With the pictures left out, copy the listing below exactly.
══════════
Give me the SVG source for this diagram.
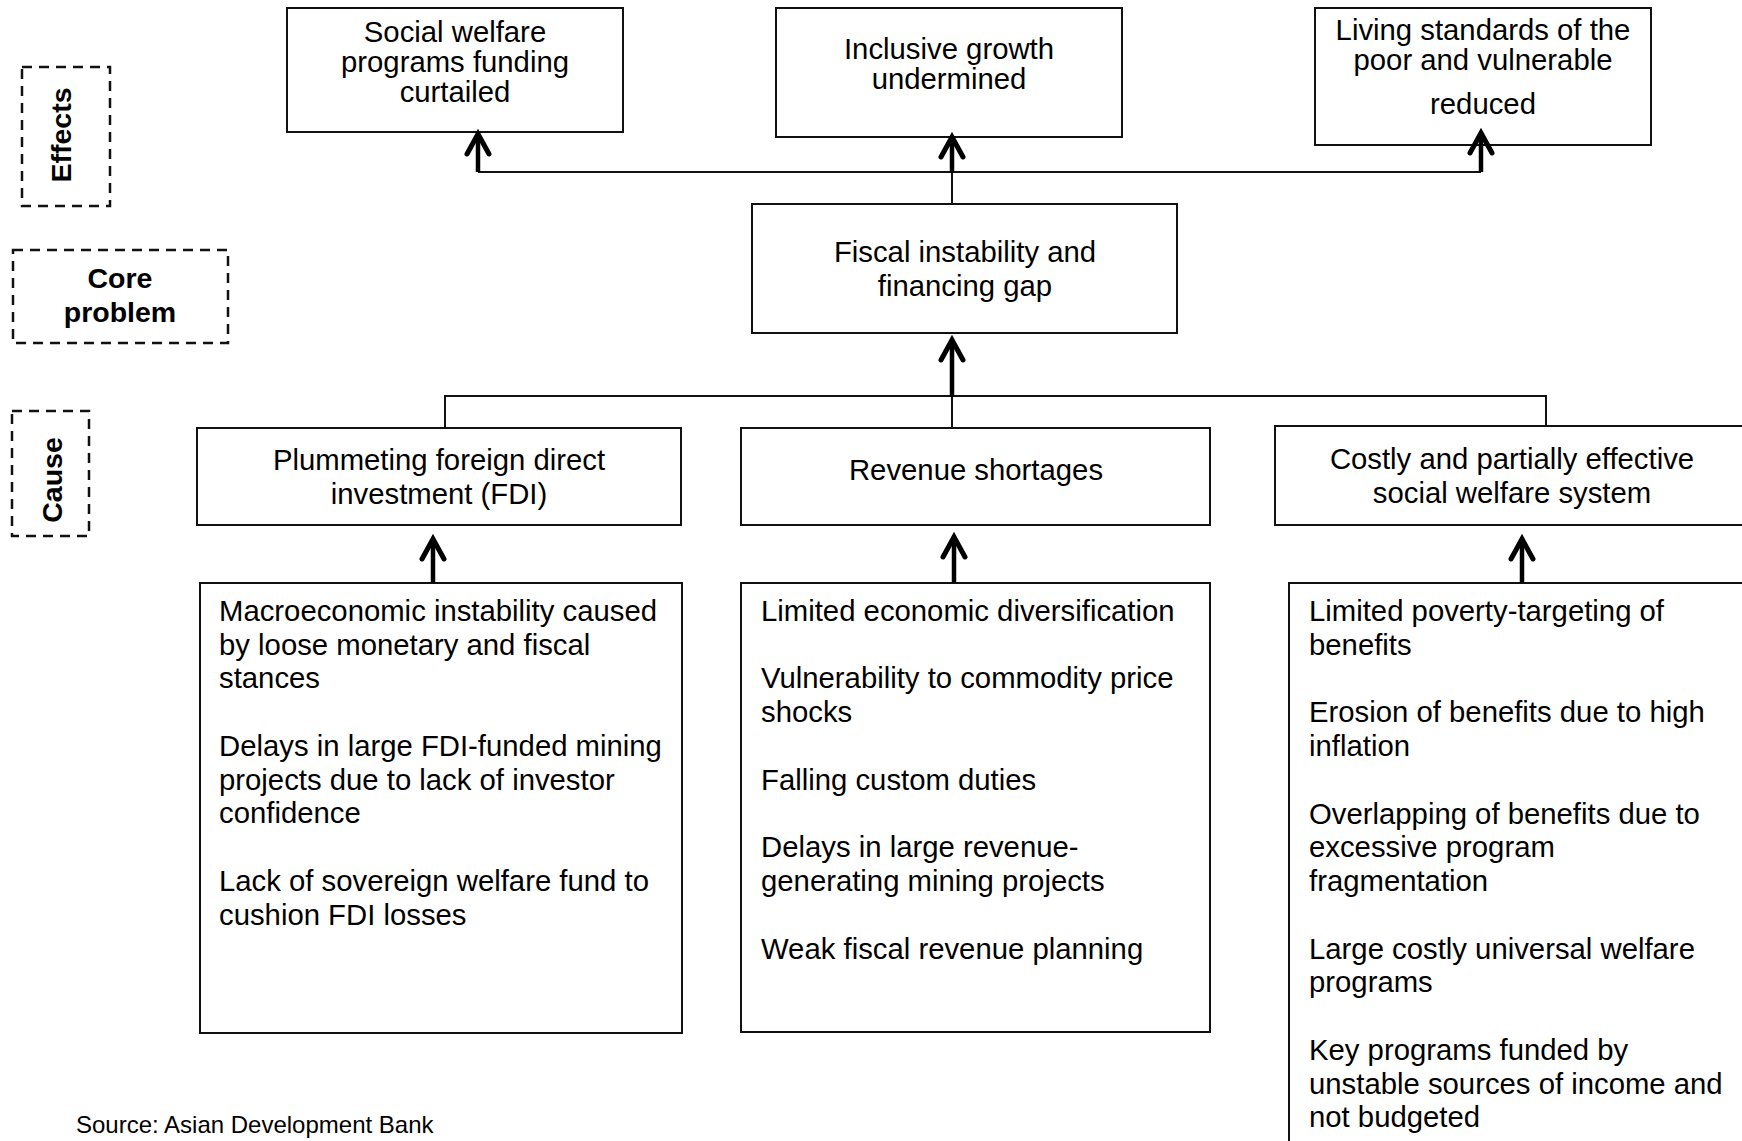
<svg xmlns="http://www.w3.org/2000/svg" width="1742" height="1141" viewBox="0 0 1742 1141">
<style>
.box{fill:#fff;stroke:#111;stroke-width:2}
.dash{fill:none;stroke:#111;stroke-width:2.5;stroke-dasharray:10 7}
.t{font-family:"Liberation Sans",Arial,Helvetica,sans-serif;font-size:29.3px;fill:#000}
.c{text-anchor:middle}
.lbl{font-family:"Liberation Sans",Arial,Helvetica,sans-serif;font-weight:bold;font-size:28.5px;text-anchor:middle;fill:#000}
.src{font-family:"Liberation Sans",Arial,Helvetica,sans-serif;font-size:24px;fill:#000}
.thin{stroke:#111;stroke-width:2;fill:none}
.arr{stroke:#000;stroke-width:4.5;fill:none;marker-end:url(#ah)}
</style>
<defs>
<marker id="ah" markerUnits="userSpaceOnUse" viewBox="-26 -16 30 32" markerWidth="30" markerHeight="32" refX="0" refY="0" orient="auto" style="overflow:visible">
<path d="M -20 -11 L 0 0 L -20 11" fill="none" stroke="#000" stroke-width="5" stroke-linecap="round" stroke-linejoin="miter"/>
</marker>
</defs>
<rect width="1742" height="1141" fill="#fff"/>

<g id="labels">
<g id="label-effects"><rect class="dash" x="22" y="67" width="88" height="139"/><text class="lbl" transform="translate(71,135) rotate(-90)">Effects</text></g>
<g id="label-core"><rect class="dash" x="13" y="250" width="215" height="93"/><text class="lbl" x="120" y="288">Core</text><text class="lbl" x="120" y="322">problem</text></g>
<g id="label-cause"><rect class="dash" x="12" y="411" width="77" height="125"/><text class="lbl" transform="translate(62,480) rotate(-90)">Cause</text></g>
</g>

<g id="effect-social">
<rect class="box" x="287" y="8" width="336" height="124"/>
<text class="t c" x="455" y="42">Social welfare</text>
<text class="t c" x="455" y="72">programs funding</text>
<text class="t c" x="455" y="102">curtailed</text>
</g>
<g id="effect-inclusive">
<rect class="box" x="776" y="8" width="346" height="129"/>
<text class="t c" x="949" y="59">Inclusive growth</text>
<text class="t c" x="949" y="89">undermined</text>
</g>
<g id="effect-living">
<rect class="box" x="1315" y="8" width="336" height="137"/>
<text class="t c" x="1483" y="40">Living standards of the</text>
<text class="t c" x="1483" y="70">poor and vulnerable</text>
<text class="t c" x="1483" y="114">reduced</text>
</g>

<g id="core-fiscal">
<rect class="box" x="752" y="204" width="425" height="129"/>
<text class="t c" x="965" y="262">Fiscal instability and</text>
<text class="t c" x="965" y="296">financing gap</text>
</g>

<g id="cause-fdi">
<rect class="box" x="197" y="428" width="484" height="97"/>
<text class="t c" x="439" y="470">Plummeting foreign direct</text>
<text class="t c" x="439" y="504">investment (FDI)</text>
</g>
<g id="cause-revenue">
<rect class="box" x="741" y="428" width="469" height="97"/>
<text class="t c" x="976" y="480">Revenue shortages</text>
</g>
<g id="cause-welfare">
<rect class="box" x="1275" y="426" width="480" height="99"/>
<text class="t c" x="1512" y="469">Costly and partially effective</text>
<text class="t c" x="1512" y="503">social welfare system</text>
</g>

<g id="list-fdi">
<rect class="box" x="200" y="583" width="482" height="450"/>
<text class="t" x="219" y="621">Macroeconomic instability caused</text>
<text class="t" x="219" y="655">by loose monetary and fiscal</text>
<text class="t" x="219" y="688">stances</text>
<text class="t" x="219" y="756">Delays in large FDI-funded mining</text>
<text class="t" x="219" y="790">projects due to lack of investor</text>
<text class="t" x="219" y="823">confidence</text>
<text class="t" x="219" y="891">Lack of sovereign welfare fund to</text>
<text class="t" x="219" y="925">cushion FDI losses</text>
</g>
<g id="list-revenue">
<rect class="box" x="741" y="583" width="469" height="449"/>
<text class="t" x="761" y="621">Limited economic diversification</text>
<text class="t" x="761" y="688">Vulnerability to commodity price</text>
<text class="t" x="761" y="722">shocks</text>
<text class="t" x="761" y="790">Falling custom duties</text>
<text class="t" x="761" y="857">Delays in large revenue-</text>
<text class="t" x="761" y="891">generating mining projects</text>
<text class="t" x="761" y="959">Weak fiscal revenue planning</text>
</g>
<g id="list-welfare">
<rect class="box" x="1289" y="583" width="470" height="570"/>
<text class="t" x="1309" y="621">Limited poverty-targeting of</text>
<text class="t" x="1309" y="655">benefits</text>
<text class="t" x="1309" y="722">Erosion of benefits due to high</text>
<text class="t" x="1309" y="756">inflation</text>
<text class="t" x="1309" y="824">Overlapping of benefits due to</text>
<text class="t" x="1309" y="857">excessive program</text>
<text class="t" x="1309" y="891">fragmentation</text>
<text class="t" x="1309" y="959">Large costly universal welfare</text>
<text class="t" x="1309" y="992">programs</text>
<text class="t" x="1309" y="1060">Key programs funded by</text>
<text class="t" x="1309" y="1094">unstable sources of income and</text>
<text class="t" x="1309" y="1127">not budgeted</text>
</g>

<g id="connectors">
<path class="thin" d="M478 172 H1481"/>
<path class="thin" d="M952 204 V172"/>
<path class="arr" d="M478 172 V134"/>
<path class="arr" d="M952 172 V137"/>
<path class="arr" d="M1481 172 V133"/>
<path class="thin" d="M445 428 V396 H1546 V426"/>
<path class="thin" d="M952 428 V396"/>
<path class="arr" d="M952 396 V340"/>
<path class="arr" d="M433 583 V539"/>
<path class="arr" d="M954 583 V537"/>
<path class="arr" d="M1522 583 V539"/>
</g>

<g id="source"><text class="src" x="76" y="1133">Source: Asian Development Bank</text></g>
</svg>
══════════
**Result below:**
Give me the SVG source for this diagram.
<svg xmlns="http://www.w3.org/2000/svg" width="1742" height="1141" viewBox="0 0 1742 1141">
<style>
.box{fill:#fff;stroke:#111;stroke-width:2}
.dash{fill:none;stroke:#111;stroke-width:2.5;stroke-dasharray:10 7}
.t{font-family:"Liberation Sans",Arial,Helvetica,sans-serif;font-size:29.3px;fill:#000}
.c{text-anchor:middle}
.lbl{font-family:"Liberation Sans",Arial,Helvetica,sans-serif;font-weight:bold;font-size:28.5px;text-anchor:middle;fill:#000}
.src{font-family:"Liberation Sans",Arial,Helvetica,sans-serif;font-size:24px;fill:#000}
.thin{stroke:#111;stroke-width:2;fill:none}
.arr{stroke:#000;stroke-width:4.5;fill:none;marker-end:url(#ah)}
</style>
<defs>
<marker id="ah" markerUnits="userSpaceOnUse" viewBox="-26 -16 30 32" markerWidth="30" markerHeight="32" refX="0" refY="0" orient="auto" style="overflow:visible">
<path d="M -20 -11 L 0 0 L -20 11" fill="none" stroke="#000" stroke-width="5" stroke-linecap="round" stroke-linejoin="miter"/>
</marker>
</defs>
<rect width="1742" height="1141" fill="#fff"/>

<g id="labels">
<g id="label-effects"><rect class="dash" x="22" y="67" width="88" height="139"/><text class="lbl" transform="translate(71,135) rotate(-90)">Effects</text></g>
<g id="label-core"><rect class="dash" x="13" y="250" width="215" height="93"/><text class="lbl" x="120" y="288">Core</text><text class="lbl" x="120" y="322">problem</text></g>
<g id="label-cause"><rect class="dash" x="12" y="411" width="77" height="125"/><text class="lbl" transform="translate(62,480) rotate(-90)">Cause</text></g>
</g>

<g id="effect-social">
<rect class="box" x="287" y="8" width="336" height="124"/>
<text class="t c" x="455" y="42">Social welfare</text>
<text class="t c" x="455" y="72">programs funding</text>
<text class="t c" x="455" y="102">curtailed</text>
</g>
<g id="effect-inclusive">
<rect class="box" x="776" y="8" width="346" height="129"/>
<text class="t c" x="949" y="59">Inclusive growth</text>
<text class="t c" x="949" y="89">undermined</text>
</g>
<g id="effect-living">
<rect class="box" x="1315" y="8" width="336" height="137"/>
<text class="t c" x="1483" y="40">Living standards of the</text>
<text class="t c" x="1483" y="70">poor and vulnerable</text>
<text class="t c" x="1483" y="114">reduced</text>
</g>

<g id="core-fiscal">
<rect class="box" x="752" y="204" width="425" height="129"/>
<text class="t c" x="965" y="262">Fiscal instability and</text>
<text class="t c" x="965" y="296">financing gap</text>
</g>

<g id="cause-fdi">
<rect class="box" x="197" y="428" width="484" height="97"/>
<text class="t c" x="439" y="470">Plummeting foreign direct</text>
<text class="t c" x="439" y="504">investment (FDI)</text>
</g>
<g id="cause-revenue">
<rect class="box" x="741" y="428" width="469" height="97"/>
<text class="t c" x="976" y="480">Revenue shortages</text>
</g>
<g id="cause-welfare">
<rect class="box" x="1275" y="426" width="480" height="99"/>
<text class="t c" x="1512" y="469">Costly and partially effective</text>
<text class="t c" x="1512" y="503">social welfare system</text>
</g>

<g id="list-fdi">
<rect class="box" x="200" y="583" width="482" height="450"/>
<text class="t" x="219" y="621">Macroeconomic instability caused</text>
<text class="t" x="219" y="655">by loose monetary and fiscal</text>
<text class="t" x="219" y="688">stances</text>
<text class="t" x="219" y="756">Delays in large FDI-funded mining</text>
<text class="t" x="219" y="790">projects due to lack of investor</text>
<text class="t" x="219" y="823">confidence</text>
<text class="t" x="219" y="891">Lack of sovereign welfare fund to</text>
<text class="t" x="219" y="925">cushion FDI losses</text>
</g>
<g id="list-revenue">
<rect class="box" x="741" y="583" width="469" height="449"/>
<text class="t" x="761" y="621">Limited economic diversification</text>
<text class="t" x="761" y="688">Vulnerability to commodity price</text>
<text class="t" x="761" y="722">shocks</text>
<text class="t" x="761" y="790">Falling custom duties</text>
<text class="t" x="761" y="857">Delays in large revenue-</text>
<text class="t" x="761" y="891">generating mining projects</text>
<text class="t" x="761" y="959">Weak fiscal revenue planning</text>
</g>
<g id="list-welfare">
<rect class="box" x="1289" y="583" width="470" height="570"/>
<text class="t" x="1309" y="621">Limited poverty-targeting of</text>
<text class="t" x="1309" y="655">benefits</text>
<text class="t" x="1309" y="722">Erosion of benefits due to high</text>
<text class="t" x="1309" y="756">inflation</text>
<text class="t" x="1309" y="824">Overlapping of benefits due to</text>
<text class="t" x="1309" y="857">excessive program</text>
<text class="t" x="1309" y="891">fragmentation</text>
<text class="t" x="1309" y="959">Large costly universal welfare</text>
<text class="t" x="1309" y="992">programs</text>
<text class="t" x="1309" y="1060">Key programs funded by</text>
<text class="t" x="1309" y="1094">unstable sources of income and</text>
<text class="t" x="1309" y="1127">not budgeted</text>
</g>

<g id="connectors">
<path class="thin" d="M478 172 H1481"/>
<path class="thin" d="M952 204 V172"/>
<path class="arr" d="M478 172 V134"/>
<path class="arr" d="M952 172 V137"/>
<path class="arr" d="M1481 172 V133"/>
<path class="thin" d="M445 428 V396 H1546 V426"/>
<path class="thin" d="M952 428 V396"/>
<path class="arr" d="M952 396 V340"/>
<path class="arr" d="M433 583 V539"/>
<path class="arr" d="M954 583 V537"/>
<path class="arr" d="M1522 583 V539"/>
</g>

<g id="source"><text class="src" x="76" y="1133">Source: Asian Development Bank</text></g>
</svg>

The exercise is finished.